--- START OF MATERIAL SUPPLIED ---
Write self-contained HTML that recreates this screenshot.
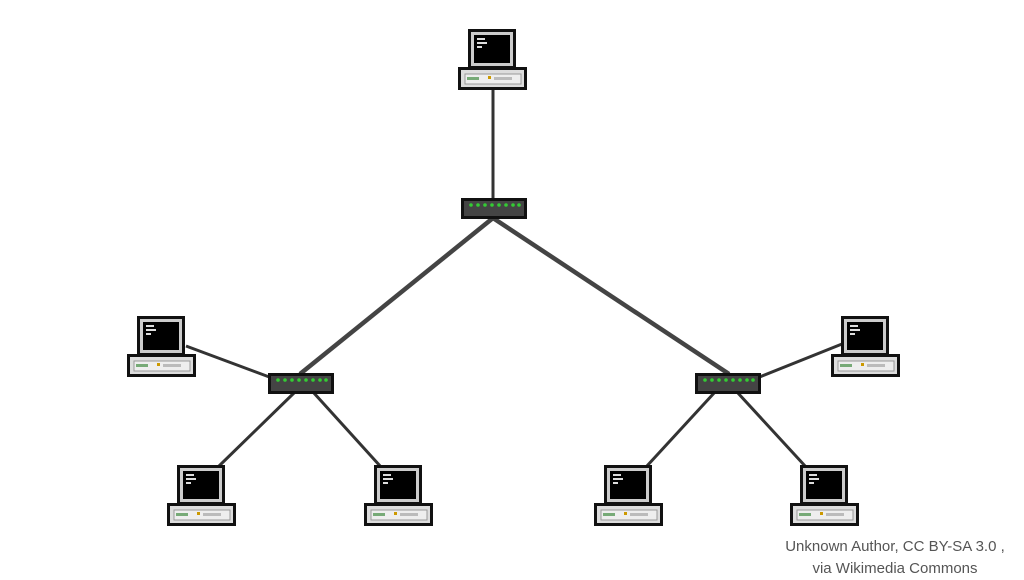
<!DOCTYPE html>
<html><head><meta charset="utf-8"><style>
body{margin:0;background:#fff;width:1024px;height:576px;overflow:hidden;position:relative;font-family:"Liberation Sans",sans-serif}
.cap{position:absolute;left:760px;top:536px;width:270px;text-align:center;font-size:15px;color:#555;line-height:22px}
</style></head><body>
<svg width="1024" height="576" style="position:absolute;left:0;top:0">
<defs>
<g id="pc">
<rect x="11.5" y="1.5" width="45" height="37" fill="#ccc" stroke="#111" stroke-width="3"/>
<rect x="16" y="6" width="36" height="28" fill="#000"/>
<rect x="19" y="9" width="8" height="2" fill="#ddd"/><rect x="19" y="13" width="10" height="2" fill="#ddd"/><rect x="19" y="17" width="5" height="2" fill="#ddd"/>
<rect x="1.5" y="39.5" width="66" height="20" fill="#ddd" stroke="#111" stroke-width="3"/>
<rect x="7" y="45" width="56" height="10" fill="#eee" stroke="#999"/>
<rect x="9" y="48" width="12" height="3" fill="#7a7"/>
<rect x="30" y="47" width="3" height="3" fill="#c90"/><rect x="36" y="48" width="18" height="3" fill="#bbb"/>
</g>
<g id="sw">
<rect x="1.5" y="1.5" width="63" height="18" fill="#444" stroke="#111" stroke-width="3"/>
<g fill="#3c3">
<circle cx="10" cy="7" r="1.8"/><circle cx="17" cy="7" r="1.8"/><circle cx="24" cy="7" r="1.8"/><circle cx="31" cy="7" r="1.8"/><circle cx="38" cy="7" r="1.8"/><circle cx="45" cy="7" r="1.8"/><circle cx="52" cy="7" r="1.8"/><circle cx="58" cy="7" r="1.8"/>
</g></g>
</defs>
<g stroke="#333" stroke-width="3" fill="none">
<line x1="493" y1="90" x2="493" y2="199"/>
<line x1="186" y1="346" x2="272" y2="378"/>
<line x1="295" y1="392" x2="218" y2="467"/>
<line x1="313" y1="392" x2="381" y2="467"/>
<line x1="715" y1="392" x2="646" y2="467"/>
<line x1="737" y1="392" x2="806" y2="467"/>
<line x1="757" y1="378" x2="842" y2="344"/>
</g>
<g stroke="#444" stroke-width="4.5">
<line x1="493" y1="218" x2="300" y2="374"/>
<line x1="493" y1="218" x2="729" y2="374"/>
</g>
<use href="#pc" x="458" y="29"/>
<use href="#pc" x="127" y="316"/>
<use href="#pc" x="831" y="316"/>
<use href="#pc" x="167" y="465"/>
<use href="#pc" x="364" y="465"/>
<use href="#pc" x="594" y="465"/>
<use href="#pc" x="790" y="465"/>
<use href="#sw" x="461" y="198"/>
<use href="#sw" x="268" y="373"/>
<use href="#sw" x="695" y="373"/>
</svg>
<div class="cap">Unknown Author, CC BY-SA 3.0 ,<br>via Wikimedia Commons</div>
</body></html>
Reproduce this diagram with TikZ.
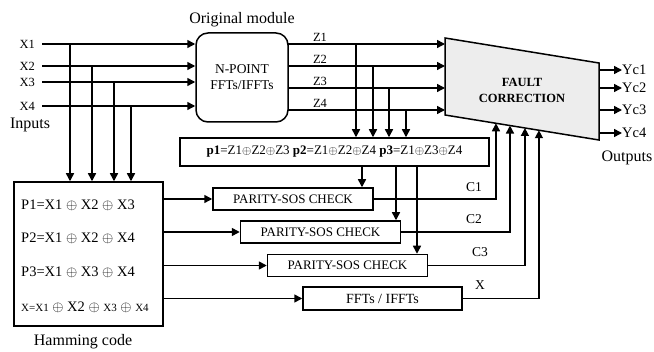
\documentclass[tikz,border=0pt]{standalone}
\usepackage{fontspec}
\setmainfont{Liberation Serif}
\usetikzlibrary{arrows.meta,calc}
\newcommand{\fsz}[2]{\fontsize{#1}{#2}\selectfont}

\begin{document}
\begin{tikzpicture}[x=1pt,y=-1pt,
    wire/.style={line width=1.5pt},
    arr/.style={wire,-{Triangle[length=8pt,width=8pt]}},
    box/.style={draw,line width=1.5pt,inner sep=0pt},
    chkbox/.style={box,minimum width=160pt,minimum height=22pt,font=\fsz{13}{13}},
    lbl/.style={inner sep=0pt,font=\fsz{12.5}{12.5}}]
    \useasboundingbox (0,0) rectangle (654,352);

    % blocks
    \node[box,rounded corners=12pt,minimum width=92pt,minimum height=89pt,
          align=center,font=\fsz{13.5}{16}] (module) at (242,77.5) {N-POINT\\FFTs/IFFTs};
    \node[lbl,font=\fsz{16}{16}] (modtitle) at (242,20) {Original module};
    \node[box,minimum width=149pt,minimum height=144pt] (hamming) at (88.5,254) {};
    \node[lbl,font=\fsz{16}{16}] (hamtitle) at (83,342) {Hamming code};
    \node[lbl,anchor=west,font=\fsz{14.5}{14.5}] (hp1) at (21,205) {P1=X1 ${\oplus}$ X2 ${\oplus}$ X3};
    \node[lbl,anchor=west,font=\fsz{14.5}{14.5}] (hp2) at (21,238) {P2=X1 ${\oplus}$ X2 ${\oplus}$ X4};
    \node[lbl,anchor=west,font=\fsz{14.5}{14.5}] (hp3) at (21,272) {P3=X1 ${\oplus}$ X3 ${\oplus}$ X4};
    \node[lbl,anchor=west,font=\fsz{14.5}{14.5}] (hpx) at (21,307)
        {{\fsz{11}{11}X=X1} ${\oplus}$ X2 ${\oplus}$ {\fsz{11}{11}X3} ${\oplus}$ {\fsz{11}{11}X4}};
    \node[box,minimum width=309pt,minimum height=28pt,font=\fsz{13}{13}] (parity) at (334.5,152)
        {\textbf{p1}=Z1${\oplus}$Z2${\oplus}$Z3 \textbf{p2}=Z1${\oplus}$Z2${\oplus}$Z4 \textbf{p3}=Z1${\oplus}$Z3${\oplus}$Z4};
    \node[chkbox] (check1) at (293,199) {PARITY-SOS CHECK};
    \node[chkbox] (check2) at (320.5,232) {PARITY-SOS CHECK};
    \node[chkbox] (check3) at (347.5,265.5) {PARITY-SOS CHECK};
    \node[chkbox,minimum width=159pt,minimum height=23pt,font=\fsz{14}{14}] (fft) at (382.5,298.5) {FFTs / IFFTs};

    % fault correction
    \coordinate (ftl) at (445,38);
    \coordinate (ftr) at (599,63);
    \coordinate (fbr) at (599,140);
    \coordinate (fbl) at (445,115);
    \draw[line width=1.5pt,fill=black!7] (ftl) -- (ftr) -- (fbr) -- (fbl) -- cycle;
    \node[align=center,font=\bfseries\fsz{12.5}{16}] (fault) at (522,90) {FAULT\\CORRECTION};

    % inputs
    \foreach \n/\y/\t in {1/44/70,2/66/92,3/82/114,4/106/131} {
        \node[lbl,anchor=east] (x\n) at (35,\y) {X\n};
        \draw[arr,shorten <=7pt] (x\n) -- (module.west |- x\n);
        \coordinate (tx\n) at (\t,\y);
        \draw[arr] (tx\n) -- (tx\n |- hamming.north);
    }
    \node[lbl,font=\fsz{16}{16}] (inputs) at (30,125) {Inputs};

    % module outputs
    \foreach \n/\y/\t in {1/44/356,2/66/373,3/88/389,4/110/406} {
        \coordinate (zs\n) at (288,\y);
        \draw[arr] (zs\n) -- (zs\n -| ftl);
        \node[lbl,anchor=south] (z\n) at (320,\y-2) {Z\n};
        \coordinate (tz\n) at (\t,\y);
        \draw[arr] (tz\n) -- (tz\n |- parity.north);
    }

    % parity to checks
    \foreach \n/\t in {1/362,2/396,3/417}
        \draw[arr] (parity.south -| \t,0) -- (check\n.north -| \t,0);

    % hamming to checks
    \foreach \n in {check1,check2,check3,fft}
        \draw[arr] (hamming.east |- \n) -- (\n.west);

    % feedback to fault correction
    \foreach \n/\t in {check1/0.331,check2/0.422,check3/0.519,fft/0.610} {
        \coordinate (fb) at ($(fbl)!\t!(fbr)$);
        \draw[arr] (\n.east) -| (fb);
    }
    \node[lbl,font=\fsz{13.5}{13.5}] (c1) at (474,187) {C1};
    \node[lbl,font=\fsz{13.5}{13.5}] (c2) at (474,219) {C2};
    \node[lbl,font=\fsz{13.5}{13.5}] (c3) at (480,252) {C3};
    \node[lbl,font=\fsz{13.5}{13.5}] (cx) at (480,285) {X};

    % outputs
    \foreach \n/\y in {1/70,2/88,3/110,4/133} {
        \coordinate (yo\n) at (599,\y);
        \node[lbl,anchor=west,font=\fsz{14.5}{14.5}] (yc\n) at (622,\y) {Yc\n};
        \draw[arr] (yo\n) -- (yc\n.west);
    }
    \node[lbl,font=\fsz{16}{16}] (outputs) at (627,158) {Outputs};
\end{tikzpicture}
\end{document}
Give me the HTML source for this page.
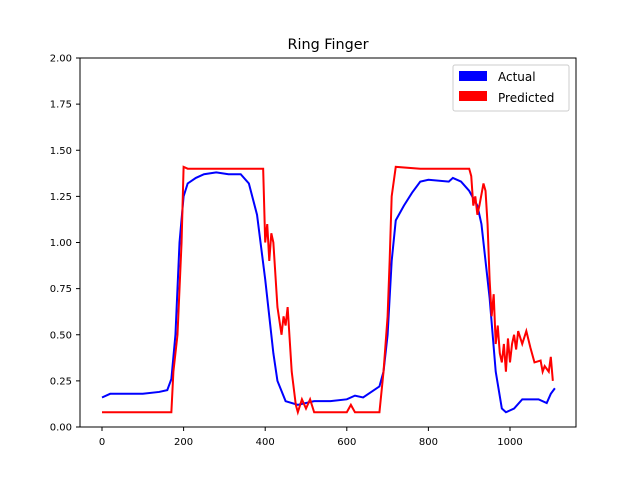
<!DOCTYPE html>
<html><head><meta charset="utf-8"><style>
body{margin:0;background:#fff;}
svg text{font-family:"DejaVu Sans","Liberation Sans",sans-serif;}
</style></head><body>
<svg id="chart" width="640" height="480" viewBox="0 0 640 480" xmlns="http://www.w3.org/2000/svg">
<rect width="640" height="480" fill="#fff"/>
<text x="328" y="49" font-size="14.4" text-anchor="middle" fill="#000">Ring Finger</text>
<g id="series"></g>
<g id="axes"></g>
<g>
<rect x="453" y="65" width="116" height="46" rx="2" fill="#fff" fill-opacity="0.8" stroke="#ccc"/>
<rect x="459" y="71" width="28" height="10" fill="#0000ff"/>
<text x="498" y="81" font-size="12">Actual</text>
<rect x="459" y="91" width="28" height="10" fill="#ff0000"/>
<text x="498" y="102" font-size="12">Predicted</text>
</g>
</svg>
<script>
const xTicks=[0,200,400,600,800,1000];
const yTicks=[0,0.25,0.5,0.75,1.0,1.25,1.5,1.75,2.0];
const actualX=[0,20,50,100,140,160,170,180,190,200,210,230,250,280,310,340,360,380,400,420,430,450,480,520,560,600,620,640,660,680,690,700,710,720,740,760,780,800,850,860,880,900,920,930,950,965,980,990,1010,1030,1070,1090,1100,1110];
const actualY=[0.16,0.18,0.18,0.18,0.19,0.2,0.26,0.5,1.0,1.25,1.32,1.35,1.37,1.38,1.37,1.37,1.32,1.15,0.8,0.4,0.25,0.14,0.12,0.14,0.14,0.15,0.17,0.16,0.19,0.22,0.3,0.5,0.9,1.12,1.2,1.27,1.33,1.34,1.33,1.35,1.33,1.28,1.2,1.1,0.7,0.3,0.1,0.08,0.1,0.15,0.15,0.13,0.18,0.21];
const predX=[0,170,175,185,195,200,210,390,395,400,405,410,415,420,430,440,445,450,455,465,475,480,490,500,510,520,600,610,620,680,690,700,705,710,720,780,900,905,910,915,920,925,935,940,945,950,955,960,965,970,975,980,985,990,995,1000,1005,1010,1015,1020,1030,1040,1050,1060,1075,1080,1085,1095,1100,1105];
const predY=[0.08,0.08,0.3,0.5,1.0,1.41,1.4,1.4,1.4,1.0,1.1,0.9,1.05,1.0,0.65,0.5,0.6,0.55,0.65,0.3,0.12,0.08,0.15,0.1,0.15,0.08,0.08,0.12,0.08,0.08,0.3,0.6,0.9,1.25,1.41,1.4,1.4,1.36,1.2,1.25,1.15,1.2,1.32,1.28,1.1,0.8,0.6,0.72,0.45,0.55,0.4,0.35,0.45,0.3,0.48,0.35,0.45,0.5,0.42,0.52,0.45,0.52,0.43,0.35,0.36,0.3,0.33,0.3,0.38,0.25];
const X=v=>102+v*0.408, Y=v=>427-v*184.5;
const NS="http://www.w3.org/2000/svg";
const series=document.getElementById('series'), axes=document.getElementById('axes');
function line(xs,ys,color,name){
  const p=document.createElementNS(NS,'polyline');
  p.setAttribute('points',xs.map((x,i)=>X(x)+','+Y(ys[i])).join(' '));
  p.setAttribute('fill','none');p.setAttribute('stroke',color);p.setAttribute('stroke-width','2');
  
  
  series.appendChild(p);
}
line(actualX,actualY,'#0000ff','actual-line');
line(predX,predY,'#ff0000','predicted-line');
const frame=document.createElementNS(NS,'rect');
frame.setAttribute('x',80);frame.setAttribute('y',58);frame.setAttribute('width',496);frame.setAttribute('height',369);
frame.setAttribute('fill','none');frame.setAttribute('stroke','#000');frame.setAttribute('stroke-width','1');


axes.appendChild(frame);
xTicks.forEach(t=>{
  const l=document.createElementNS(NS,'line');
  l.setAttribute('x1',X(t));l.setAttribute('x2',X(t));l.setAttribute('y1',427);l.setAttribute('y2',431);l.setAttribute('stroke','#000');
  
  
  axes.appendChild(l);
  const tx=document.createElementNS(NS,'text');
  tx.setAttribute('x',X(t));tx.setAttribute('y',445);tx.setAttribute('font-size','10');tx.setAttribute('text-anchor','middle');
  tx.textContent=t;
  
  
  axes.appendChild(tx);
});
yTicks.forEach(t=>{
  const l=document.createElementNS(NS,'line');
  l.setAttribute('x1',76);l.setAttribute('x2',80);l.setAttribute('y1',Y(t));l.setAttribute('y2',Y(t));l.setAttribute('stroke','#000');
  
  
  axes.appendChild(l);
  const tx=document.createElementNS(NS,'text');
  tx.setAttribute('x',72);tx.setAttribute('y',Y(t)+3.5);tx.setAttribute('font-size','10');tx.setAttribute('text-anchor','end');
  tx.textContent=t.toFixed(2);
  
  
  axes.appendChild(tx);
});
</script>
</body></html>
--- END OF MATERIAL SUPPLIED ---
> _TASK OBJECTIVE_:
Retype, word for word, only the lines from the one containing "Reproduce this diagram with TikZ." through the one containing "(fault) at (522,90)", both included, and leave out any pictures.

> _OUTPUT OF THE TASK_:
Reproduce this diagram with TikZ.
\documentclass[tikz,border=0pt]{standalone}
\usepackage{fontspec}
\setmainfont{Liberation Serif}
\usetikzlibrary{arrows.meta,calc}
\newcommand{\fsz}[2]{\fontsize{#1}{#2}\selectfont}

\begin{document}
\begin{tikzpicture}[x=1pt,y=-1pt,
    wire/.style={line width=1.5pt},
    arr/.style={wire,-{Triangle[length=8pt,width=8pt]}},
    box/.style={draw,line width=1.5pt,inner sep=0pt},
    chkbox/.style={box,minimum width=160pt,minimum height=22pt,font=\fsz{13}{13}},
    lbl/.style={inner sep=0pt,font=\fsz{12.5}{12.5}}]
    \useasboundingbox (0,0) rectangle (654,352);

    % blocks
    \node[box,rounded corners=12pt,minimum width=92pt,minimum height=89pt,
          align=center,font=\fsz{13.5}{16}] (module) at (242,77.5) {N-POINT\\FFTs/IFFTs};
    \node[lbl,font=\fsz{16}{16}] (modtitle) at (242,20) {Original module};
    \node[box,minimum width=149pt,minimum height=144pt] (hamming) at (88.5,254) {};
    \node[lbl,font=\fsz{16}{16}] (hamtitle) at (83,342) {Hamming code};
    \node[lbl,anchor=west,font=\fsz{14.5}{14.5}] (hp1) at (21,205) {P1=X1 ${\oplus}$ X2 ${\oplus}$ X3};
    \node[lbl,anchor=west,font=\fsz{14.5}{14.5}] (hp2) at (21,238) {P2=X1 ${\oplus}$ X2 ${\oplus}$ X4};
    \node[lbl,anchor=west,font=\fsz{14.5}{14.5}] (hp3) at (21,272) {P3=X1 ${\oplus}$ X3 ${\oplus}$ X4};
    \node[lbl,anchor=west,font=\fsz{14.5}{14.5}] (hpx) at (21,307)
        {{\fsz{11}{11}X=X1} ${\oplus}$ X2 ${\oplus}$ {\fsz{11}{11}X3} ${\oplus}$ {\fsz{11}{11}X4}};
    \node[box,minimum width=309pt,minimum height=28pt,font=\fsz{13}{13}] (parity) at (334.5,152)
        {\textbf{p1}=Z1${\oplus}$Z2${\oplus}$Z3 \textbf{p2}=Z1${\oplus}$Z2${\oplus}$Z4 \textbf{p3}=Z1${\oplus}$Z3${\oplus}$Z4};
    \node[chkbox] (check1) at (293,199) {PARITY-SOS CHECK};
    \node[chkbox] (check2) at (320.5,232) {PARITY-SOS CHECK};
    \node[chkbox] (check3) at (347.5,265.5) {PARITY-SOS CHECK};
    \node[chkbox,minimum width=159pt,minimum height=23pt,font=\fsz{14}{14}] (fft) at (382.5,298.5) {FFTs / IFFTs};

    % fault correction
    \coordinate (ftl) at (445,38);
    \coordinate (ftr) at (599,63);
    \coordinate (fbr) at (599,140);
    \coordinate (fbl) at (445,115);
    \draw[line width=1.5pt,fill=black!7] (ftl) -- (ftr) -- (fbr) -- (fbl) -- cycle;
    \node[align=center,font=\bfseries\fsz{12.5}{16}] (fault) at (522,90) {FAULT\\CORRECTION};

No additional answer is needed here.